Modern conceptions of ethnicity are being imposed upon historical events that occurred centuries prior to reinforce the ethno-centric nation state, for example, by the depiction and glorification of King Dutugemunu as a ‘Sinhala Buddhist King’ who defeated the ‘Tamil King’ Elara. On the other hand, distorted representation of ethnic minorities in the text books has resulted in prejudice and stereotyping, while separating schools by language, ethnicity, and religion has further impeded cultural exchange. These gaps in education have ultimately fueled distrust and ignorance between ethno-religious communities with devastating results.
It is hardly surprising then that efforts at war-time peacebuilding, and even post-war reconciliation, have been largely externally driven, with minimal state support. In fact, peace negotiations and related processes have been consistently undermined by the state as conspiracies by the international community to damage the country’s sovereignty with little protest from the Sinhala-Buddhist majority. In the post-war context, Sinhala-Buddhist nationalist groups have converged to actively organize concerted attacks against Muslim communities, bringing masses of Sinhalese youth into their fold. These political efforts to divide and pit communities against each other encounter little or no ideological resistance.
The irony lies in that we do not seem to see the link between our pathological social conditions and our education system. At most, debates connecting the two have remained thinly confined to progressive circles. Instead of playing a vital role in building trust in the post-war context among our communities, the education system has served to perpetrate structural violence along class, gender, ethnic and other lines. On the other hand, political leaders discuss education primarily in relation to the economy or, more specifically, the education system has been scapegoated for the crisis in the economy.
Trapped by discourses of employability, the government has constructed the economic crisis as a crisis of education, highlighting, in particular, the education system’s inability to create ‘skilled’ workers to contribute to the tenuous ‘knowledge economy.’ It is too easy to make education ‘the problem’ (and solution) to the ‘crisis of the economy.’ Yet, the SLPP manifesto, which guides education policy, presents education as the problem for which the sole solution is STEM (Science, Technology, Engineering, and Mathematics) education.
In the section, ‘A System of Higher Education to produce Technocrats’, the SLPP manifesto focuses exclusively on producing ‘technocrats’ by enhancing STEM education and English as a soft skill, at the expense of Arts Education. Here, it is assumed that STEM education will solve the crisis in both economic and education arenas and lead the country towards so-called ‘economic development’. Although it is impossible to predict the future job market, and the present demand for labour in Sri Lanka appears to lie in the apparel industry and security services (Labour Demand Survey 2017), policymakers are focusing on developing IT ‘skills’ to produce task rabbits who are suitable for the gig economy.
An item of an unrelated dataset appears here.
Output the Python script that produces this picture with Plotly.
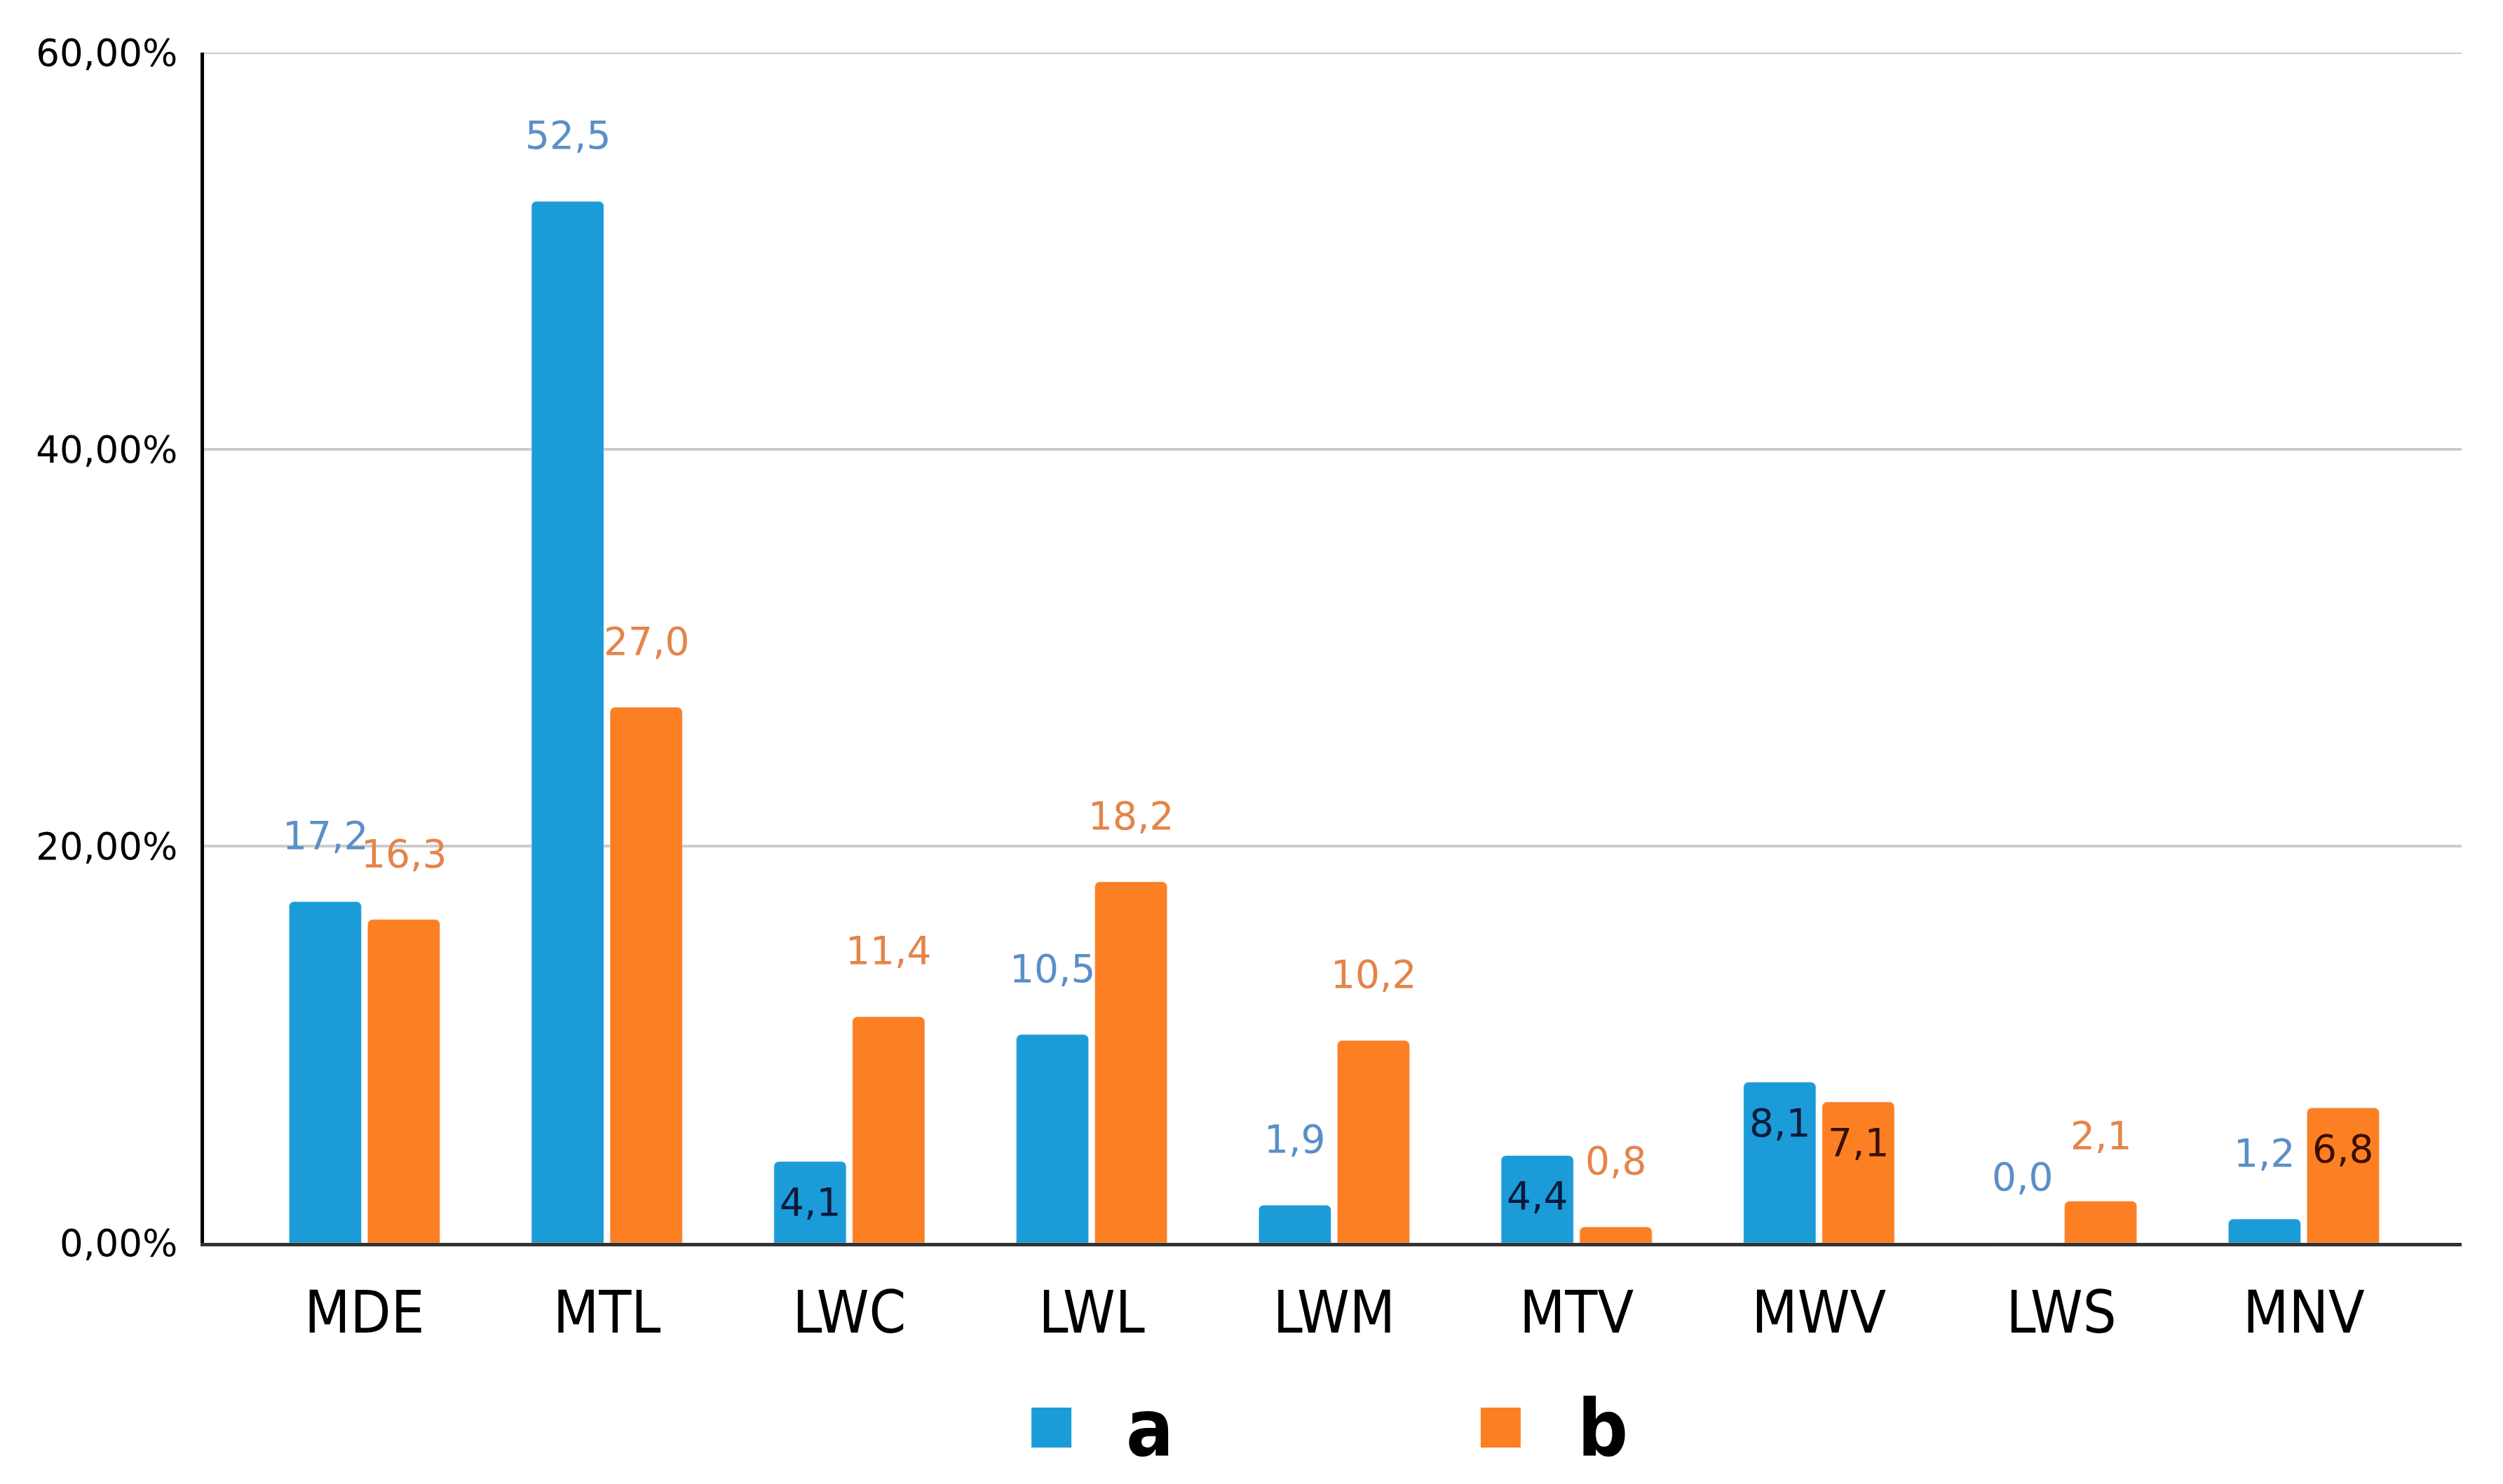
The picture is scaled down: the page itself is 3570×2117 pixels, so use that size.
import plotly.graph_objects as go

categories = ["MDE", "MTL", "LWC", "LWL", "LWM", "MTV", "MWV", "LWS", "MNV"]
series_a = [17.2, 52.5, 4.1, 10.5, 1.9, 4.4, 8.1, 0.0, 1.2]
series_b = [16.3, 27.0, 11.4, 18.2, 10.2, 0.8, 7.1, 2.1, 6.8]
series_names = ["a", "b"]
label_text_a = ["17,2", "52,5", "4,1", "10,5", "1,9", "4,4", "8,1", "0,0", "1,2"]
label_text_b = ["16,3", "27,0", "11,4", "18,2", "10,2", "0,8", "7,1", "2,1", "6,8"]
# which labels sit inside the bar (True) vs above it
inside_a = [False, False, True, False, False, True, True, False, False]
inside_b = [False, False, False, False, False, False, True, False, True]
y_tickvals = [0, 20, 40, 60]
y_ticktext = ["0,00%", "20,00%", "40,00%", "60,00%"]

BLUE = "#1b9cd8"
ORANGE = "#fd7f23"
BLUE_LBL = "#5a8fc8"
ORANGE_LBL = "#e4844a"
BLUE_IN = "#0b1a3c"
ORANGE_IN = "#3a0f00"
FONT = "DejaVu Sans"
FONT_COND = "DejaVu Sans Condensed, DejaVu Sans"

BARGAP = 0.352
BARGROUPGAP = 0.08

fig = go.Figure()
fig.add_trace(go.Bar(x=categories, y=series_a, name=series_names[0],
                     marker=dict(color=BLUE, cornerradius=7), showlegend=False))
fig.add_trace(go.Bar(x=categories, y=series_b, name=series_names[1],
                     marker=dict(color=ORANGE, cornerradius=7), showlegend=False))

slot = (1 - BARGAP) / 2
offsets = [-slot / 2, slot / 2]
annotations = []
for s, (vals, texts, inside, col_out, col_in) in enumerate([
        (series_a, label_text_a, inside_a, BLUE_LBL, BLUE_IN),
        (series_b, label_text_b, inside_b, ORANGE_LBL, ORANGE_IN)]):
    for i, (v, t, ins) in enumerate(zip(vals, texts, inside)):
        annotations.append(dict(
            x=i + offsets[s], y=v, xref="x", yref="y", text=t,
            showarrow=False, yshift=(-58 if ins else 94),
            font=dict(family=FONT, size=55, color=(col_in if ins else col_out)),
            xanchor="center", yanchor="middle"))

# custom legend (large square symbols)
legend_items = [(series_names[0], BLUE, 0.3665, 0.419), (series_names[1], ORANGE, 0.5655, 0.6196)]
shapes = []
for name, col, sx, tx in legend_items:
    shapes.append(dict(type="rect", xref="paper", yref="paper",
                       x0=sx, x1=sx + 0.0177, y0=-0.172, y1=-0.1384,
                       fillcolor=col, line=dict(width=0)))
    annotations.append(dict(x=tx, y=-0.1555, xref="paper", yref="paper", text="<b>" + name + "</b>",
                            showarrow=False, xanchor="center", yanchor="middle",
                            font=dict(family=FONT_COND, size=112, color="#000000")))

# top (60%) gridline, which plotly hides at the range edge
shapes.append(dict(type="line", xref="paper", yref="y", x0=0, x1=1, y0=y_tickvals[-1], y1=y_tickvals[-1],
                   line=dict(color="#cccccc", width=4), layer="below"))

fig.update_layout(
    width=3570, height=2117,
    margin=dict(l=283, r=67, t=67, b=352),
    paper_bgcolor="white", plot_bgcolor="white",
    barmode="group", bargap=BARGAP, bargroupgap=BARGROUPGAP,
    font=dict(family=FONT, color="#000000"),
    annotations=annotations, shapes=shapes,
    showlegend=False,
)
fig.update_xaxes(
    range=[-0.662, 8.651], showgrid=False, showline=True, linecolor="#333333", linewidth=5,
    tickfont=dict(family=FONT_COND, size=84, color="#000000"), ticks="", ticklabelstandoff=22,
    zeroline=False,
)
fig.update_yaxes(
    range=[0, 60], tickvals=y_tickvals, ticktext=y_ticktext,
    showgrid=True, gridcolor="#cccccc", gridwidth=4,
    showline=True, linecolor="#000000", linewidth=5, zeroline=False,
    tickfont=dict(family=FONT, size=53, color="#000000"), ticks="", ticklabelstandoff=22,
)

fig.write_html("out.html")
Yet, arts education is widely recognized to be crucial for promoting co-existence. Indeed, the 2016 Consultation Taskforce on Reconciliation Mechanisms recommended the inclusion of subaltern and excluded narratives in history syllabuses, pointing to the urgency to move away from linear and hegemonic accounts of history, towards a critical engagement, with mutual understanding of the effects of growing up in a militarized, racially/ethnically-biased, patriarchal, heteronormative society.
The Consultation Taskforce also tasked the education system with addressing ethnoreligious tensions and widespread distrust among communities through a range of initiatives, such as school and university exchange programmes, language programmes, art forms, etc. They further recommended common programmes of study, such as International Relations at the universities, so that students could learn from experiences across the world. Many such recommendations never came to life; the economic imperatives for STEM education and the myth of unemployability have served to detract education debates from social issues, while further weakening Arts education.
It is not my intention to propose educational reforms which neglect the economy entirely, but rather draw attention to the implications of approaching education solely as a means for ‘economic development’ particularly in our fragile post-war context. No doubt education has to cater to the economic needs of society, but the world has come a long way since ‘development’ was reduced to the ‘economy’. Contemporary approaches to development are much broader with far-reaching goals and meanings beyond the economy. Education should be a vehicle for achieving larger social goals through the development of creative capabilities and peaceful co-existence, which could, in turn, facilitate realizing economic goals within a society that is not plagued by violence.